Разумеется, покуда живы и плодятся лживые советские оппозиции, сомнительно ждать появления здоровых оппозиционных сил. Но столь же трудно надеяться, что государство, часть сотрудников коего верит в те же наивные мифы, а часть не верит ни во что, сможет успешно обслуживать свои интересы хотя бы как чиновничья корпорация.
Фактически поощряемая сегодня государством общественная мысль внушает гражданам, что они живут в Советском Союзе, но в грехопадшем и потому повреждённом. В отличие от приведённых выше противопоставлений, бесполезных, ибо ложных, такое утверждение в какой-то мере является самосбывающимся, если подтверждать его согласием или молчанием.
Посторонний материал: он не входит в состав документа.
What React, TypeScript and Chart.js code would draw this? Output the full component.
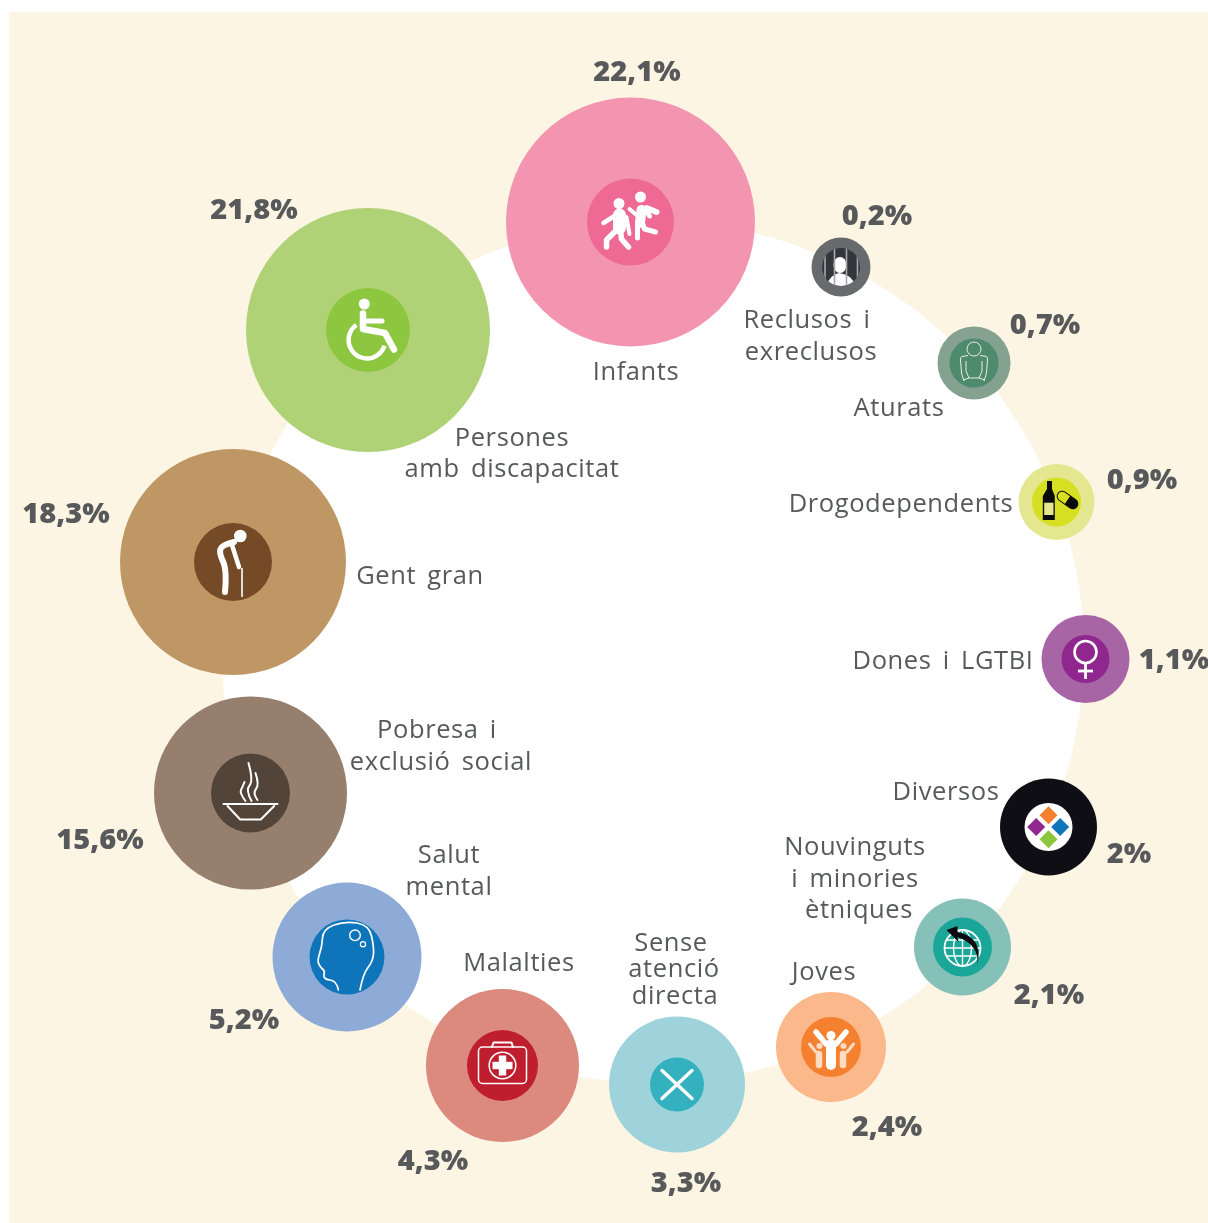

Доля зловещей истины в нём есть, и нет в нём ничего, нам улыбающегося, ибо Советский Союз – система, как мы уже видели, обнуляющая счета, плохо корректируемая и конечная. Для России, находящейся в весьма затруднительном положении, самопризнание себя чем-то вроде посмертной формы СССР, не сулит ничего хорошего – это выбор эсхатологической программы. И граждане, готовые из каких-то ложных соображений продолжить начатую сто лет назад революционную игру в «новый мир» (покончивший со старым), если вдуматься, требуют: «Казни меня, товарищ Правительство! Не оправдали мы доверия, да и ты тоже! Схлопни ты нас уже в чёрную дыру!»
В то же время для честных граждан, видящих, что всё движется куда-то не туда, есть способ ещё побороться за продвижение к выходу: для начала поменять систему историко-политических координат на более-менее верную. Пора бы вытащить из-под судового компаса советский топор и разобраться, что за курсом следуем.